I first got involved with raptors about seven years ago. Up until then I worked almost exclusively with mammals and insects including mammal rehabilitation, field biology, population studies and a nation-wide research project on the biological control methods using Bacillus theringensis (Bt) on the corn root worm in Iowa. This previous mammal and insect work was tied to my B.S. degree in Biology/Environmental Studies from Bemidji State University in northern Minnesota.
The Neahtawanta Center recently agreed to act as the sponsoring organization for Rebecca Lessard who conducts raptor education programs in the schools. Following is her story relating how she became involved in this work.
So, raptors were fairly unfamiliar to me until seven years ago when I became involved with the rehabilitation of these birds. I was instantly and totally hooked! I was absolutely awed by the sense of presence and wisdom of these magnificent birds. I knew right then that I had to learn more...never anticipating how it would totally impact my life! In the past six years I have done all I could to learn more about these special creatures. I have attended many workshops and symposiums, sought out specific handling and medical techniques from dedicated experts and have continued a one week internship at the Minnesota Raptor Center every summer. For the past six years I have specialized in raptor rehabilitation. I work independently of any organization but do network extensively with rehabilitators and naturalists, both locally and distant. I am licensed by the Michigan DNR and the U.S. Fish and Wildlife Service, for both my rehab birds and my permanently disabled program birds. For four years now I have been presenting raptor programs for this community...stressing the importance for, and urgency for, raptor education and conservation. I presently have three birds that travel with me; a Barred Owl, a Red-Tailed Hawk and a Great Horned Owl. All three are permanently disabled, two from human impact.
I hope that once people, attending my program, get a close look at these birds they can truly experience the awe and presence that I too have felt. My wish is for people to gain an understanding of the importance and specialness of these birds. My wish is for people to actively commit to the protection and conservation of all raptors.

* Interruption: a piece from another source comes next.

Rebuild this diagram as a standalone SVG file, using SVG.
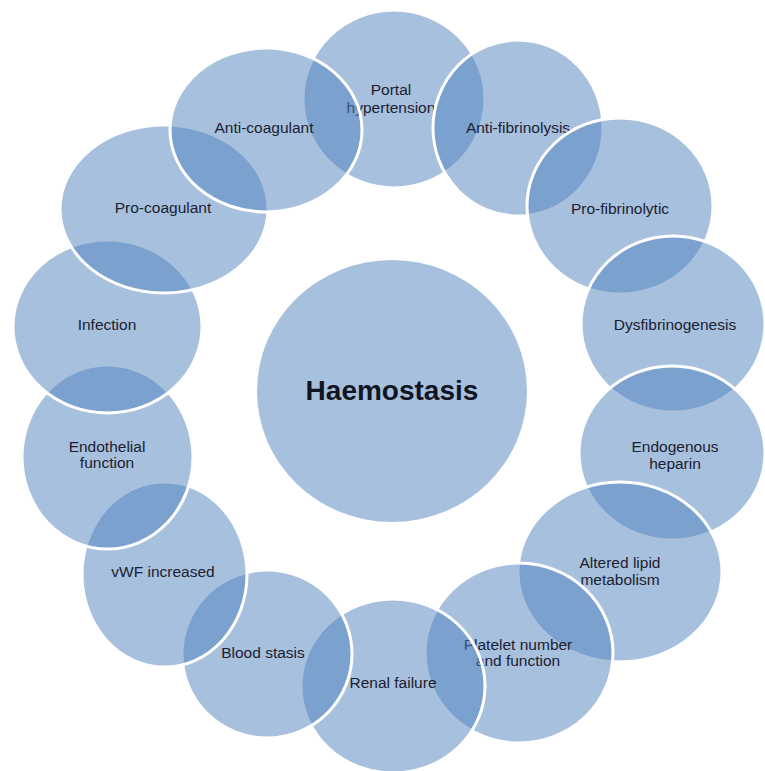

Why do I do this work...I am often asked?!
I have strong passion for the raptors...they have truly struck a chord within me. A large part of my life is dedicated to promoting raptor education and the special needs and habitat requirements of these birds, as well as continuing my own personal journey with raptor rehabilitation, research and education. I am extremely blessed to have such a wonderfully supportive family as well as a very supportive community. I now have seven area veterinarians who donate their time, medical expertise and surgical skills to aide the raptors. Clinch Park Zoo provides me with all my raptor food...an unlimited supply of frozen rats and mice. In exchange I provide raptor care to their owls, hawks and eagles, trimming beaks and talons, medical treatments and basic preventative care. The Camera Store in Traverse City just recently volunteered their services and made 45 of my raptor photographs into slides. So now I have a new slide show addition to my educational programs. A new friend, an environmental attorney in Chicago has offered his legal services pro-bono and a professional wildlife photographer from Petoskey has been photographing several birds in my care and giving me copies of the prints and slides. The list goes on and on. My work with the raptors couldn't nor wouldn't be possible without this wonderful support. An now I am so honored to add the Neahtawanta Center to my raptor "family"!